If there’s at least one input to an operation that requires gradient, its output will also require gradient. Conversely, only if all inputs don’t require gradient, the output also won’t require it. Backward computation is never performed in the subgraphs, where all Tensors didn’t require gradients.

Inplace operations are non-differentiable. That is why x.zero_() gives an error if x requires gradient computation.

For a tensor x, the underlying data is stored in a tensor that is accessible via x.data. If you do an operation on x.data PyTorch does not add the operation to the computation graph.

Function requires_grad#

Each tensor has a property requires_grad specifying whether the gradient should be computed during backward pass.

The function requires_grad_(bool) (notice the trailing _ ) is used to change this property.
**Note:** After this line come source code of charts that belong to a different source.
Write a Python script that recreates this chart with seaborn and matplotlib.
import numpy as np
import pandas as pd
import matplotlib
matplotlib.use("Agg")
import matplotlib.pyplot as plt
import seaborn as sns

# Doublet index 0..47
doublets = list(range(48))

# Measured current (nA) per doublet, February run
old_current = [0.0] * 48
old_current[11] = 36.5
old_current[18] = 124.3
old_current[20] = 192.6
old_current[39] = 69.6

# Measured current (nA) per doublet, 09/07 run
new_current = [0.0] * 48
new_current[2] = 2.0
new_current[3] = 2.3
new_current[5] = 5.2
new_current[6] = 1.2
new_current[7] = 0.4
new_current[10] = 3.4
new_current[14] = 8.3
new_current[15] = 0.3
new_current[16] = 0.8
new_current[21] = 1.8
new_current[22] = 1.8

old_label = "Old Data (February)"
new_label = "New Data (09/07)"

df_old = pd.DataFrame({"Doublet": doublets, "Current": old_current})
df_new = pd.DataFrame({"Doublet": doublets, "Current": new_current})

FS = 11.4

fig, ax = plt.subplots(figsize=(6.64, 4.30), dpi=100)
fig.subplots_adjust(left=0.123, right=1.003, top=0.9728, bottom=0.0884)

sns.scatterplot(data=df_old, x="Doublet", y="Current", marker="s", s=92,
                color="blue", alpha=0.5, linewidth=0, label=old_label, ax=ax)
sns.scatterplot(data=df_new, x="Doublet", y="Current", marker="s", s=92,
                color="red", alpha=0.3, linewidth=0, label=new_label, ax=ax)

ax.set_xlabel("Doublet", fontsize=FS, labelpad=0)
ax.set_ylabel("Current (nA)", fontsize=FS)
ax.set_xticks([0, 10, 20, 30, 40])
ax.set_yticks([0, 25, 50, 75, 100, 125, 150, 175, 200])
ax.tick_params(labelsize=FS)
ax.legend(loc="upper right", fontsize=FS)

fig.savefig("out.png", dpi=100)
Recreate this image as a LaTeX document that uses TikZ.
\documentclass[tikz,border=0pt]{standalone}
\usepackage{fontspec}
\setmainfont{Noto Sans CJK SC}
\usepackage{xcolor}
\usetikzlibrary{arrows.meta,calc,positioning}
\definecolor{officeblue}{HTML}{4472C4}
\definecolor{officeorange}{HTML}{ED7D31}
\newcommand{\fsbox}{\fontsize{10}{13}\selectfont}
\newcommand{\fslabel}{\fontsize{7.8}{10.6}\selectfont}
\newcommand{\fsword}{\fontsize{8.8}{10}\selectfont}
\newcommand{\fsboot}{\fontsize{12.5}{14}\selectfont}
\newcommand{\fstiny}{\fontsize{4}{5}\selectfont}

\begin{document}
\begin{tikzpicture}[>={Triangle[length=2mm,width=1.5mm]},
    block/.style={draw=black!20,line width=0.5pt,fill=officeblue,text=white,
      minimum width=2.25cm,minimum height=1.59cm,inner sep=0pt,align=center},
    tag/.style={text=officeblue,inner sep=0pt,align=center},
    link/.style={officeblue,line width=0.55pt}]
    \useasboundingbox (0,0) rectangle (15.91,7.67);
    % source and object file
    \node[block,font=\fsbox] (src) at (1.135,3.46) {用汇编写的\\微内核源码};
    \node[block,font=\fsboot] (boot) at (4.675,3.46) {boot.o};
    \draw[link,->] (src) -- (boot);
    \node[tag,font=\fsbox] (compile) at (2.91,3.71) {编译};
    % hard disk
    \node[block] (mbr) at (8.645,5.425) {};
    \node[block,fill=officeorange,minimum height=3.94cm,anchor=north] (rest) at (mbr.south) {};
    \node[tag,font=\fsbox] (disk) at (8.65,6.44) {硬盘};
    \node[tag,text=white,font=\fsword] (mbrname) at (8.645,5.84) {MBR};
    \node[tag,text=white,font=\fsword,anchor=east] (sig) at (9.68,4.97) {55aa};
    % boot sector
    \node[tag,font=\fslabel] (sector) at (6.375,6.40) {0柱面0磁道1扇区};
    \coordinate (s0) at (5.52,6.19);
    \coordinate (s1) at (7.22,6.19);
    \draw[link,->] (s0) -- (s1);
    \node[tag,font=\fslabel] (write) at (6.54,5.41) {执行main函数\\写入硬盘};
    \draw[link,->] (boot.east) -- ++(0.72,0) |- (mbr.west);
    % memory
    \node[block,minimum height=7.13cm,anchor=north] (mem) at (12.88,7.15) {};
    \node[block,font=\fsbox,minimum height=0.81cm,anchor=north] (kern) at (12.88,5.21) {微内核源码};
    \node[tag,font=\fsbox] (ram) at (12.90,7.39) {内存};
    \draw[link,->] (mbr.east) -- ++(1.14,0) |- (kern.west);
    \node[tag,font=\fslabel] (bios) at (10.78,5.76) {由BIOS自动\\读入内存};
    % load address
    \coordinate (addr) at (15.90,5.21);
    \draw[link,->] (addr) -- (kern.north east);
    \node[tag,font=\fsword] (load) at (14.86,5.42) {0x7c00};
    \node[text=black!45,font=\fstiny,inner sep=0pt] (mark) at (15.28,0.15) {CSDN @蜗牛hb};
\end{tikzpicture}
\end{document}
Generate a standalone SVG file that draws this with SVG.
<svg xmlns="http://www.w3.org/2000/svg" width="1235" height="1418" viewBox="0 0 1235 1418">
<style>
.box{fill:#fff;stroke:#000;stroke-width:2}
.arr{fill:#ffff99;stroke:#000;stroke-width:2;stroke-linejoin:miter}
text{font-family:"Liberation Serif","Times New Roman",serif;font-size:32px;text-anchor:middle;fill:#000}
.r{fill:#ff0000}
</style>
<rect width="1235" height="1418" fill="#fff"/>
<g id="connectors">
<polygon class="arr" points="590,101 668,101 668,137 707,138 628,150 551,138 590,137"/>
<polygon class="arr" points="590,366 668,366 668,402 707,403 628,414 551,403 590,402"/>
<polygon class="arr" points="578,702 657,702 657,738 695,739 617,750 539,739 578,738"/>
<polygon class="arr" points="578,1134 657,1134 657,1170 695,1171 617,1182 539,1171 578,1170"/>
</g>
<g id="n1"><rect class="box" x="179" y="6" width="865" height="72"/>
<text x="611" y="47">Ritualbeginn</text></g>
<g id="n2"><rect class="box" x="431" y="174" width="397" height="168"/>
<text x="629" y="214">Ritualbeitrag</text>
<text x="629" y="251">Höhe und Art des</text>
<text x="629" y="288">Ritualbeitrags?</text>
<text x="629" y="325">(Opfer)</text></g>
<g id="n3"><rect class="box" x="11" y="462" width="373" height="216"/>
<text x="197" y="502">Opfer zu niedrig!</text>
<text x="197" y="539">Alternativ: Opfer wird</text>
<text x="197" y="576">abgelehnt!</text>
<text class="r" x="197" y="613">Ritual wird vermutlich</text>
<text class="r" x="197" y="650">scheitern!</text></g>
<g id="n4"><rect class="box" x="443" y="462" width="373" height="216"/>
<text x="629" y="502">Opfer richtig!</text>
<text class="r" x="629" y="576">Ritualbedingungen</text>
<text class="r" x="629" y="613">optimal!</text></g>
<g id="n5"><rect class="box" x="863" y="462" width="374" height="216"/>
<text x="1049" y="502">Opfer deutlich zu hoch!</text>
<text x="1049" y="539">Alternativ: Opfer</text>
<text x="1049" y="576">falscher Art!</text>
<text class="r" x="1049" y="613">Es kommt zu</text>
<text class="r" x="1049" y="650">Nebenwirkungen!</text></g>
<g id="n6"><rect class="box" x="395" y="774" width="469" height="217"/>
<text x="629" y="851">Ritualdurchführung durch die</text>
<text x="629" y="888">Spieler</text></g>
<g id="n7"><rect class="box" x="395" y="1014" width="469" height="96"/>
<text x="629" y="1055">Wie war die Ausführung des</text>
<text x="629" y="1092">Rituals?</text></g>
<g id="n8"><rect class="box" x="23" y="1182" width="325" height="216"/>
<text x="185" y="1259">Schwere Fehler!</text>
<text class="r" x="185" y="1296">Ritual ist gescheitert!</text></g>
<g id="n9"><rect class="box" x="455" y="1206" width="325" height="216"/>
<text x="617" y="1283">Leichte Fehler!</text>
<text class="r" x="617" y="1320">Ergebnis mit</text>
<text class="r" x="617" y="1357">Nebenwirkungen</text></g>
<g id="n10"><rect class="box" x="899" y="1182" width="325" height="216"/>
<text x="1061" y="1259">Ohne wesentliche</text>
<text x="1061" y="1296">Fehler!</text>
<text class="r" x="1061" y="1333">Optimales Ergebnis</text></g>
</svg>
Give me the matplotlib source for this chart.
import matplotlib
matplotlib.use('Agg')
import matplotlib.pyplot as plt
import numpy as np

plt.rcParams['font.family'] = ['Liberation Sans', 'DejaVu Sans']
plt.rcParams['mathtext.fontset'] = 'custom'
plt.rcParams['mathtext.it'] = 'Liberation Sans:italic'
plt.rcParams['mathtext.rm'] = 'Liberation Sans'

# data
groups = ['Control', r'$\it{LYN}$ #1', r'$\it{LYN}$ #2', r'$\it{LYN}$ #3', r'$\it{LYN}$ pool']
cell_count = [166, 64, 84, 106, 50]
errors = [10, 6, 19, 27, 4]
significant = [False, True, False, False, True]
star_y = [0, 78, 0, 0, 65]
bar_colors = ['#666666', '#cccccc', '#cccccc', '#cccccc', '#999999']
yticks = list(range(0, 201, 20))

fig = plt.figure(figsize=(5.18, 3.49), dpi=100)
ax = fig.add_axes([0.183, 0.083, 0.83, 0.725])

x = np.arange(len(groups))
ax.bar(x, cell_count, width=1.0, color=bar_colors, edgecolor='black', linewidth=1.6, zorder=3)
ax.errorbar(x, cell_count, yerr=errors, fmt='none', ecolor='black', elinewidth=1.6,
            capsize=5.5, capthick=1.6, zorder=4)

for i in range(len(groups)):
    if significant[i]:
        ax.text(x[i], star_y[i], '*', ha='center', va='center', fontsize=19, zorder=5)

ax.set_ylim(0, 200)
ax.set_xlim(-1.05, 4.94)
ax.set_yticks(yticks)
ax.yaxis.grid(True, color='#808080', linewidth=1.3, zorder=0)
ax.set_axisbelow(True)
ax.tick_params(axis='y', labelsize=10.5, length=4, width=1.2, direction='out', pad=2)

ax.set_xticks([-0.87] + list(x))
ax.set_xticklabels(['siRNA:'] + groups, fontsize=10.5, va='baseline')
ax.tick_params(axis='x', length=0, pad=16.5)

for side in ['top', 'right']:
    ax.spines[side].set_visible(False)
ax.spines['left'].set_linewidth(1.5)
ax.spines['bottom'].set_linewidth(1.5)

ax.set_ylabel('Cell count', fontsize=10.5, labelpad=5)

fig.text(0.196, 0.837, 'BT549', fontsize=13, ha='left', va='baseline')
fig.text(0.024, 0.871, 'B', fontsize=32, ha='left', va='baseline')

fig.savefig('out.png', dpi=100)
A = torch.randint(10, (1,2), dtype=torch.float)
print("A : ", A)

print("A.requires_grad :", A.requires_grad)

A.requires_grad_(True)
print("A.requires_grad :", A.requires_grad)

A.requires_grad_(False)
print("A.requires_grad :", A.requires_grad)
A :  tensor([[3., 1.]])
A.requires_grad : False
A.requires_grad : True
A.requires_grad : False

Backward function#

Here we will see a simple example of how to compute the gradient of a function automatically with pytorch. We will check that it correspond to what we can compute manually.

Let’s look at the function \(f(x) = 5x^2+3\)

x = torch.Tensor([4])
x.requires_grad_()

f = 5 * x ** 2 + 3

f.backward()
print("∂f/∂x| x=4 :", x.grad.item())
∂f/∂x| x=4 : 40.0

Let’s look at the function \(f(x) = 5x^2+3sin(y)\)

x = torch.Tensor([4])
x.requires_grad_()
y = torch.Tensor([0])
y.requires_grad_()

f = 5 * x**2 + 3*torch.sin(y)

f.backward()
print("∂f/∂x| x=4 :", x.grad.item())
print("∂f/∂y| y=0 :", y.grad.item())
∂f/∂x| x=4 : 40.0
∂f/∂y| y=0 : 3.0

Using autograd.grad#

from torch import autograd
x = torch.Tensor([4])
x.requires_grad_()
y = torch.Tensor([0])
y.requires_grad_()

f = 5 * x**2 + 3*torch.sin(y)

df_dx = autograd.grad(f, x)[0]
print("∂f/∂x| x=4 :", df_dx.item())

df_dy = autograd.grad(f, y)[0]
print("∂f/∂y| y=0 :", df_dy.item())
∂f/∂x| x=4 : 40.0
∂f/∂y| y=0 : 3.0
f = 5 * x**2 + 3*torch.sin(y)
print(type(autograd.grad(f, x)))
f = 5 * x**2 + 3*torch.sin(y)
print(autograd.grad(f, x))

f = 5 * x**2 + 3*torch.sin(y)
print(type(autograd.grad(f, x)[0]))
f = 5 * x**2 + 3*torch.sin(y)
print(autograd.grad(f, x)[0])
<class 'tuple'>
(tensor([40.]),)
<class 'torch.Tensor'>
tensor([40.])

Second Derivative#

use create_graph=True

x = torch.Tensor([4])
x.requires_grad_()
y = torch.Tensor([1])
y.requires_grad_()

f = 5 * x**2 * y 

df_dx = autograd.grad(f, x, create_graph=True)[0]
print("∂f/∂x| x=4 :", df_dx.item())
d2f_dx2 = autograd.grad(df_dx, x)[0]
print("∂2f/∂x2| x=4 :", d2f_dx2.item())

df_dy = autograd.grad(f, y, create_graph=True)[0]
print("∂f/∂y| y=1 :", df_dy.item())

# allow_unused=True
d2f_dy2 = autograd.grad(df_dy, y, allow_unused=True)[0]
# print("∂2f/∂y2| y=1 :", d2f_dy2.item()) # Error
print("∂2f/∂y2| y=1 :", d2f_dy2)
∂f/∂x| x=4 : 40.0
∂2f/∂x2| x=4 : 10.0
∂f/∂y| y=1 : 80.0
∂2f/∂y2| y=1 : None

Let’s look at the function \(f(x, y) = \sin\big( \langle x , y \rangle \big)\)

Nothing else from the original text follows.